-- START OF Raw data --

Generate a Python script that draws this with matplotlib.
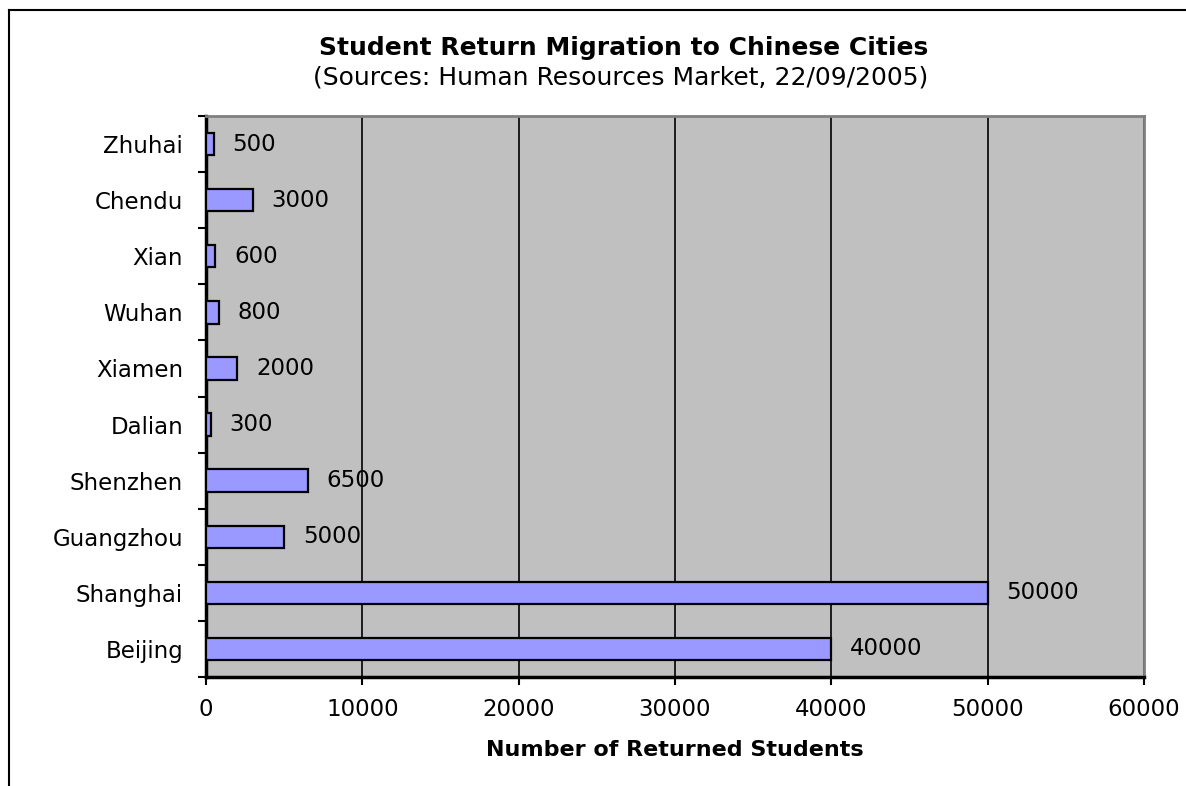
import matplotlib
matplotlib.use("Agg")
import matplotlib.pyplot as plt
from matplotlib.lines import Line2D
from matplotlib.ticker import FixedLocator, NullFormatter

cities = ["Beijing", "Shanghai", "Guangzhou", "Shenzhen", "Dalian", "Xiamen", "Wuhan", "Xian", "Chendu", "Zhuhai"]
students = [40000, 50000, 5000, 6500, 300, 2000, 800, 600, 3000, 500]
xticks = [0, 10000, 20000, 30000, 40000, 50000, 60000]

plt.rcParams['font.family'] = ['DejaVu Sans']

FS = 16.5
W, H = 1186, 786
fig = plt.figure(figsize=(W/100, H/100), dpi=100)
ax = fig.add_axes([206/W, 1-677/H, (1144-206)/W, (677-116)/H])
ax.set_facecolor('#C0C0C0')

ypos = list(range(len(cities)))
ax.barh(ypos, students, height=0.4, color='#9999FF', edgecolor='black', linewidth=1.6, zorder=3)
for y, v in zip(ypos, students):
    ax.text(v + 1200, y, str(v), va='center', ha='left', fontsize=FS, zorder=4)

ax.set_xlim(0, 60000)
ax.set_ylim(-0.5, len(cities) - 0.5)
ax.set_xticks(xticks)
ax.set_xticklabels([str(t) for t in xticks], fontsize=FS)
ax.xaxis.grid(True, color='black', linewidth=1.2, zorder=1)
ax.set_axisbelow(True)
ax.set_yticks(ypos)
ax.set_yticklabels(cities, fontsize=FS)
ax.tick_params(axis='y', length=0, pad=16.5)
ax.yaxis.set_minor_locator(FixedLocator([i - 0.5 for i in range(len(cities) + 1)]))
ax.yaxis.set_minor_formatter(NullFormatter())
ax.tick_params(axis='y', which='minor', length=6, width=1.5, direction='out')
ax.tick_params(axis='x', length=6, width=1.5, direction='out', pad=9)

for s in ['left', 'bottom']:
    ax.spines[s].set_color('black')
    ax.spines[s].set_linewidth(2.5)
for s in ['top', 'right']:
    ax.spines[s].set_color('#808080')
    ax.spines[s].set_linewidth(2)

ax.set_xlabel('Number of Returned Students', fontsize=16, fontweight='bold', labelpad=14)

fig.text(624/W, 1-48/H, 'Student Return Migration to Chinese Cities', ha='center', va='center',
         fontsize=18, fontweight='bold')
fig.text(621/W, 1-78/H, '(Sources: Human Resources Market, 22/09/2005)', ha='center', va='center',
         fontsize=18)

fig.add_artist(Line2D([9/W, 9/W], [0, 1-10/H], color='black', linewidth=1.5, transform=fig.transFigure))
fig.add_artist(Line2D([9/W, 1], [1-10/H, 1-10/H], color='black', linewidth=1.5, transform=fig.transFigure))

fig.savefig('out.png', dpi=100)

-- END OF Raw data --

§ Given exercise: Take the lines from the start of the material to the line with "plt.rcParams['font.family'] = ['DejaVu Sans']", both included, and transcribe them exactly without the pictures.

§ Result:
Generate a Python script that draws this with matplotlib.
import matplotlib
matplotlib.use("Agg")
import matplotlib.pyplot as plt
from matplotlib.lines import Line2D
from matplotlib.ticker import FixedLocator, NullFormatter

cities = ["Beijing", "Shanghai", "Guangzhou", "Shenzhen", "Dalian", "Xiamen", "Wuhan", "Xian", "Chendu", "Zhuhai"]
students = [40000, 50000, 5000, 6500, 300, 2000, 800, 600, 3000, 500]
xticks = [0, 10000, 20000, 30000, 40000, 50000, 60000]

plt.rcParams['font.family'] = ['DejaVu Sans']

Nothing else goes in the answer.